If you’re building in the US and trying to grow without venture capital, here’s the version of Astalty’s approach you can implement this quarter.

1) Pick a wedge inside the wedge

  • Choose one workflow that’s painful, frequent, and measurable
  • Build the fastest path from “setup” to “saved time”

2) Build one distribution asset before you’re “ready”

Options that work well for bootstrappers:

  • A Chrome extension
  • A template or calculator
  • A lightweight free tool

Rule: it must be upstream of your paid product.

3) Win with proximity, not polish

  • Do the demos yourselves
  • Call new customers (not to sell—just to onboard)
  • Build features that close deals when the request is recurring

4) Use the channels where your vertical already gathers

In vertical SaaS, the highest ROI channels are often:

  • Trade events and regional conferences
  • Facebook/LinkedIn groups
  • Industry consultants and implementers (affiliate/partner model)

5) Raise prices by shipping, not by announcing

Create a higher tier.

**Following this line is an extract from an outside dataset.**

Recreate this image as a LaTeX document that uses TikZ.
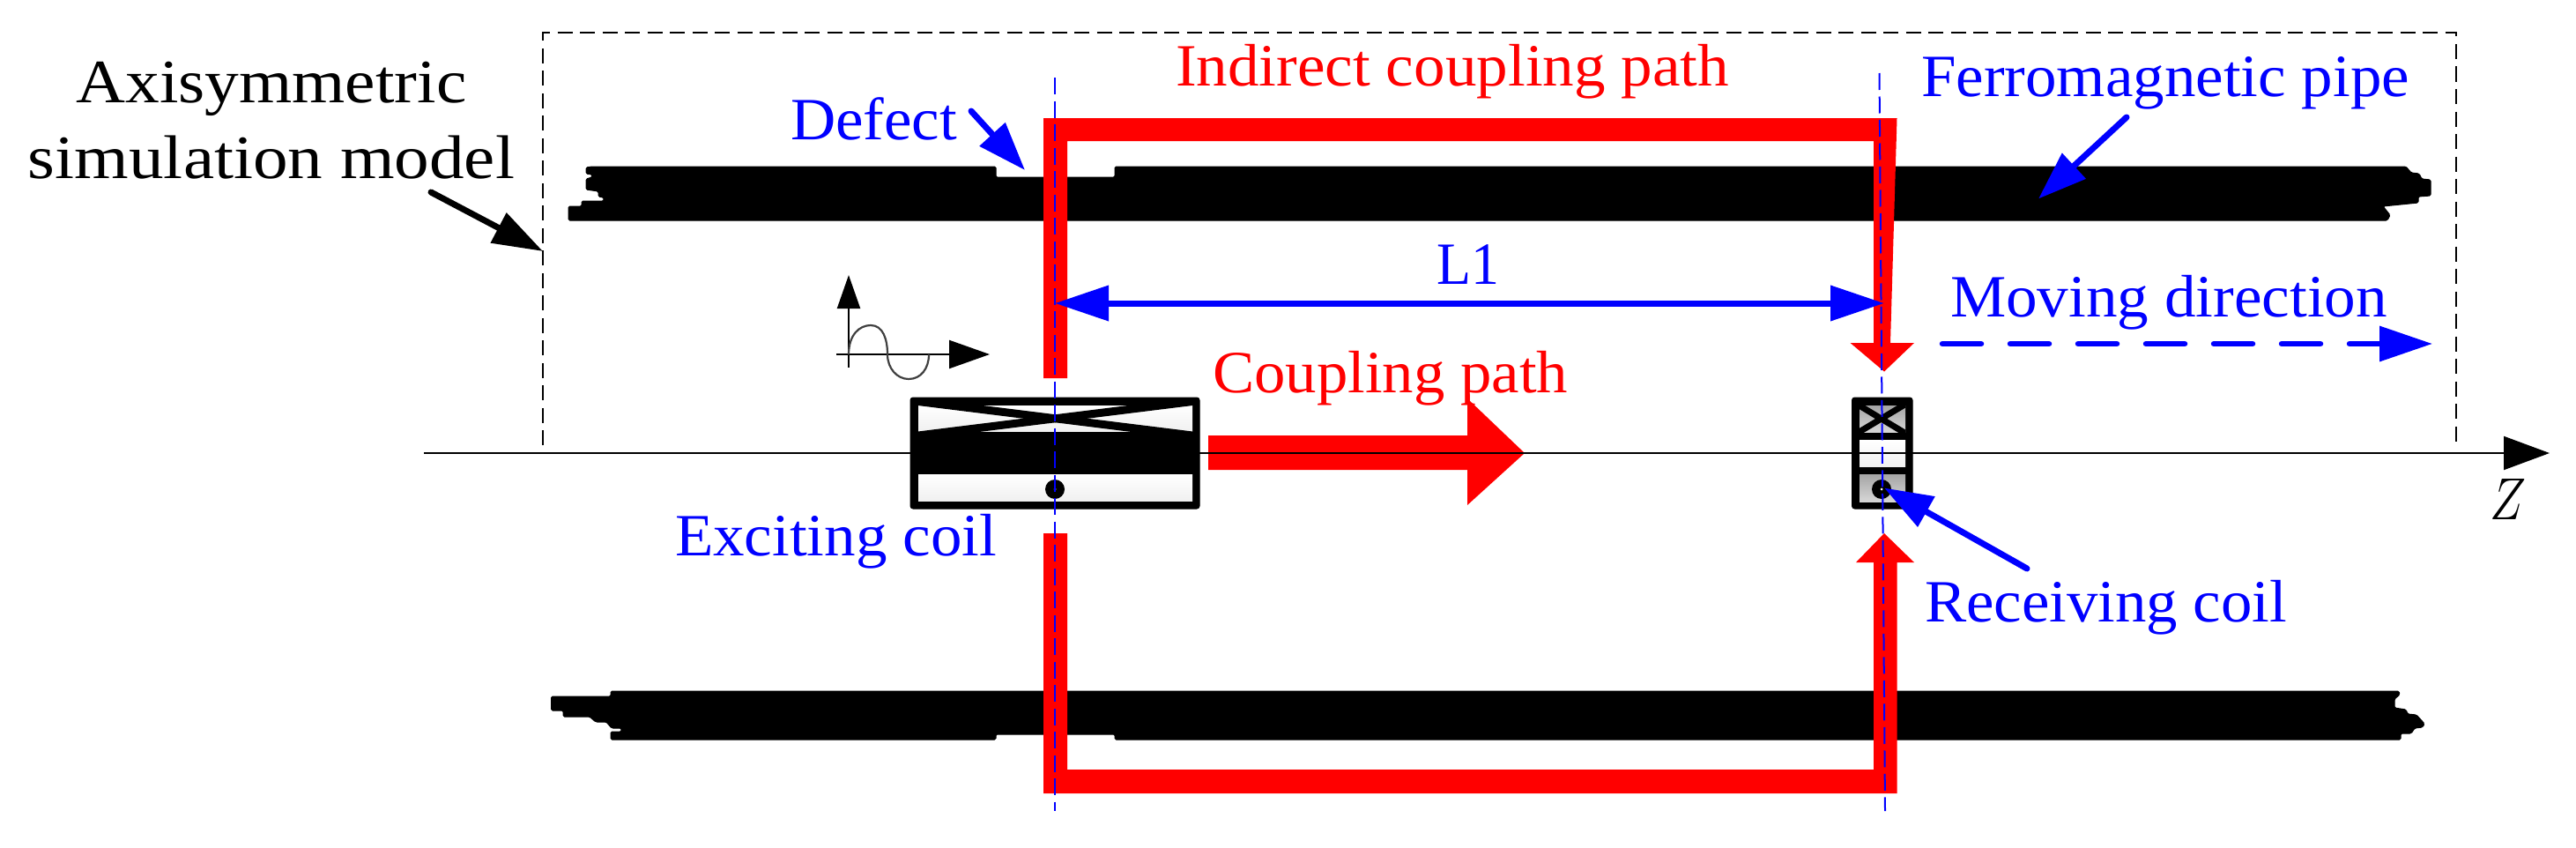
\documentclass[tikz,border=0pt]{standalone}
\usepackage{graphicx}
\usepackage{fontspec}
\setmainfont{Liberation Serif}
\usetikzlibrary{arrows.meta}
\newcommand{\fitw}[2]{\resizebox{#1pt}{\height}{#2}}
\tikzset{
  lab/.style={anchor=base west,inner sep=0pt,outer sep=0pt,font=\fontsize{68}{80}\selectfont},
  bluelab/.style={lab,text={rgb,255:red,0;green,0;blue,255}},
  redlab/.style={lab,text={rgb,255:red,255;green,0;blue,0}},
  callout/.style={line width=#1,line cap=round},
  bluecall/.style={callout=7pt,draw=pblue,-{Triangle[length=55pt,width=38pt,fill=pblue]}},
  blackcall/.style={callout=7pt,draw=black,-{Triangle[length=57pt,width=37pt,fill=black]}},
  center line/.style={draw=pblue,line width=2pt,dash pattern=on 19pt off 7.5pt},
  redpath/.style={fill=pred,draw=none},
  pipe/.style={fill=black,draw=black,line width=1pt,rounded corners=1.5pt},
  coilframe/.style={fill=black,draw=black,line width=1pt,rounded corners=3pt},
  cellhi/.style={top color=white,bottom color=lightcell,draw=none},
  celllo/.style={top color=graycelltop,bottom color=graycellbot,draw=none},
}
\definecolor{pblue}{RGB}{0,0,255}
\definecolor{pred}{RGB}{255,0,0}
\definecolor{lightcell}{RGB}{240,240,240}
\definecolor{graycelltop}{RGB}{165,165,165}
\definecolor{graycellbot}{RGB}{215,215,215}
\definecolor{sinegray}{RGB}{64,64,64}
\begin{document}
\begin{tikzpicture}[x=1pt,y=-1pt]
\useasboundingbox (0,0) rectangle (2923,961);
% named ends
\coordinate (boxBL) at (616,505);
\coordinate (boxTL) at (616,37);
\coordinate (boxTR) at (2787,37);
\coordinate (boxBR) at (2787,505);
\coordinate (axisL) at (481,514);
\coordinate (axisR) at (2893,514);
\coordinate (cLt) at (1197,88);
\coordinate (cLb) at (1197,920);
\coordinate (cRt) at (2132.5,83);
\coordinate (cRb) at (2139,920);
\coordinate (l1L) at (1197,344);
\coordinate (l1R) at (2138,344);
\coordinate (moveA) at (2204,390);
\coordinate (moveB) at (2760,390);
\coordinate (defA) at (1102,126);
\coordinate (defB) at (1163,193);
\coordinate (ferA) at (2413,133);
\coordinate (ferB) at (2313,225.5);
\coordinate (recA) at (2300,645);
\coordinate (recB) at (2138,553.5);
\coordinate (axiA) at (489,218);
\coordinate (axiB) at (616,285);
\coordinate (sO) at (963,417);
\coordinate (sY) at (963,312);
\coordinate (sP) at (949,402);
\coordinate (sX) at (1123,402);
% dashed model boundary
\draw[black,line width=2.5pt,dash pattern=on 17pt off 8.5pt] (boxBL) -- (boxTL) -- (boxTR) -- (boxBR);
% pipes
\fill[pipe] (672,189) -- (665,190) -- (665,197) -- (672,198) -- (672,201) -- (665,203) -- (665,215) -- (679,217) -- (679,223) -- (685,224) -- (685,228) -- (660,228) -- (660,234) -- (645,234) -- (645,250) -- (2709,250) -- (2712,244) -- (2704,234) -- (2744,230) -- (2744,223) -- (2758,222) -- (2758,204) -- (2748,203) -- (2745,197) -- (2736,196) -- (2730,189) -- (1265,189) -- (1265,201) -- (1130,201) -- (1130,189) -- cycle;
\fill[pipe] (693,784) -- (693,790) -- (625.5,790) -- (625.5,806) -- (639,806) -- (639,813) -- (669,813) -- (676,819) -- (688,819) -- (694,826) -- (705,826) -- (705,830) -- (693,830) -- (693,839) -- (1130,839) -- (1130,833) -- (1265,833) -- (1265,839) -- (2724,839) -- (2724,832) -- (2736,832) -- (2740,826) -- (2749,825) -- (2751,821) -- (2742,811) -- (2732,810) -- (2730,805) -- (2717,803) -- (2717,793) -- (2723,788) -- (2722,784) -- cycle;
% red flux paths
\fill[redpath] (1184,429) -- (1184,134) -- (2152.5,134) -- (2145,389) -- (2172,389) -- (2138,421.5) -- (2099.5,389) -- (2126,389) -- (2126,160) -- (1211,160) -- (1211,429) -- cycle;
\fill[redpath] (1184,605) -- (1184,900) -- (2152.5,900) -- (2152.5,638) -- (2172,638) -- (2138,605) -- (2106,638) -- (2126,638) -- (2126,873) -- (1211,873) -- (1211,605) -- cycle;
\fill[redpath] (1371,494) -- (1665,494) -- (1665,452) -- (1730,514) -- (1665,573) -- (1665,533) -- (1371,533) -- cycle;
% exciting coil
\fill[coilframe] (1033,451) rectangle (1361,577);
\fill[cellhi] (1042,460) rectangle (1353,489);
\fill[cellhi] (1042,538) rectangle (1353,568);
\begin{scope}
\clip (1042,460) rectangle (1353,489);
\draw[black,line width=9pt] (1042,455.5) -- (1353,494);
\draw[black,line width=9pt] (1042,494) -- (1353,455.5);
\end{scope}
% receiving coil
\fill[coilframe] (2101.5,451) rectangle (2170,577);
\fill[celllo] (2110,460.5) rectangle (2162,490);
\fill[cellhi] (2110,499) rectangle (2162,529);
\fill[celllo] (2110,538) rectangle (2162,569);
\begin{scope}
\clip (2110,460.5) rectangle (2162,490);
\draw[black,line width=7pt] (2108,459) -- (2162,491.5);
\draw[black,line width=7pt] (2108,491) -- (2162,458.5);
\end{scope}
% conductors
\fill[black] (1197,555) circle (11);
\fill[white] (1197,555) circle (1.5);
\fill[black] (2135,555) circle (11);
\fill[white] (2135,555) circle (1.5);
% axis
\draw[black,line width=2pt,-{Triangle[length=52pt,width=38pt,fill=black]}] (axisL) -- (axisR);
% centre lines
\draw[center line] (cLt) -- (cLb);
\draw[center line] (cRt) -- (cRb);
% L1 dimension
\draw[pblue,line width=7pt,{Triangle[length=61pt,width=39pt,fill=pblue]}-{Triangle[length=61pt,width=39pt,fill=pblue]}] (l1L) -- (l1R);
% moving direction
\draw[pblue,line width=6.5pt,line cap=round,dash pattern=on 44pt off 33pt,-{Triangle[length=60pt,width=39pt,fill=pblue]}] (moveA) -- (moveB);
% callouts
\draw[bluecall] (defA) -- (defB);
\draw[bluecall] (ferA) -- (ferB);
\draw[bluecall] (recA) -- (recB);
\draw[blackcall] (axiA) -- (axiB);
% excitation icon
\draw[black,line width=2.2pt,-{Triangle[length=38pt,width=26pt,fill=black]}] (sO) -- (sY);
\draw[black,line width=2.2pt,-{Triangle[length=46pt,width=32pt,fill=black]}] (sP) -- (sX);
\draw[sinegray,line width=2.2pt] (963,402) .. controls (963,380) and (975,369) .. (988,369) .. controls (1002,369) and (1007,385) .. (1007,402) .. controls (1007,418) and (1018,430) .. (1031,430) .. controls (1045,430) and (1054,418) .. (1054,402);
% labels
\node[lab,anchor=base,align=center,font=\fontsize{70}{86}\selectfont] (axilab) at (308,202) {\fitw{443}{Axisymmetric}\\\fitw{552}{simulation model}};
\node[bluelab] (deflab) at (897,158) {\fitw{189}{Defect}};
\node[redlab] (indlab) at (1334,97) {\fitw{628}{Indirect coupling path}};
\node[bluelab] (ferlab) at (2180,109) {\fitw{554}{Ferromagnetic pipe}};
\node[bluelab] (l1lab) at (1630,322) {\fitw{71}{L1}};
\node[bluelab] (movlab) at (2213,359.5) {\fitw{496}{Moving direction}};
\node[redlab] (couplab) at (1376,445) {\fitw{403}{Coupling path}};
\node[bluelab] (exclab) at (766,630) {\fitw{365}{Exciting coil}};
\node[bluelab] (reclab) at (2184,705) {\fitw{411}{Receiving coil}};
\node[lab] (zlab) at (2825,589) {\resizebox{41pt}{46pt}{$Z$}};
\end{tikzpicture}
\end{document}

Put new value there. Offer a trial. Make it the default for new customers.

What to do next (if you’re bootstrapping in 2026)

Bootstrapping in 2026 is weirdly polarized: AI makes building faster, but it also makes “generic software” cheaper. That pushes more advantage toward vertical SaaS and operational niches where distribution and trust matter.

Astalty’s story is a reminder that you don’t need VC to reach $1M ARR. You need:

  • A niche with real pain
  • A product that’s obviously easier to use
  • Marketing channels that compound (community, events, partners)
  • The willingness to be wrong quickly and adjust

If you’re working on a bootstrapped SaaS right now, what’s your “Chrome extension moment”—the smallest thing you could ship in 2–4 weeks that gets you into your buyers’ daily workflow?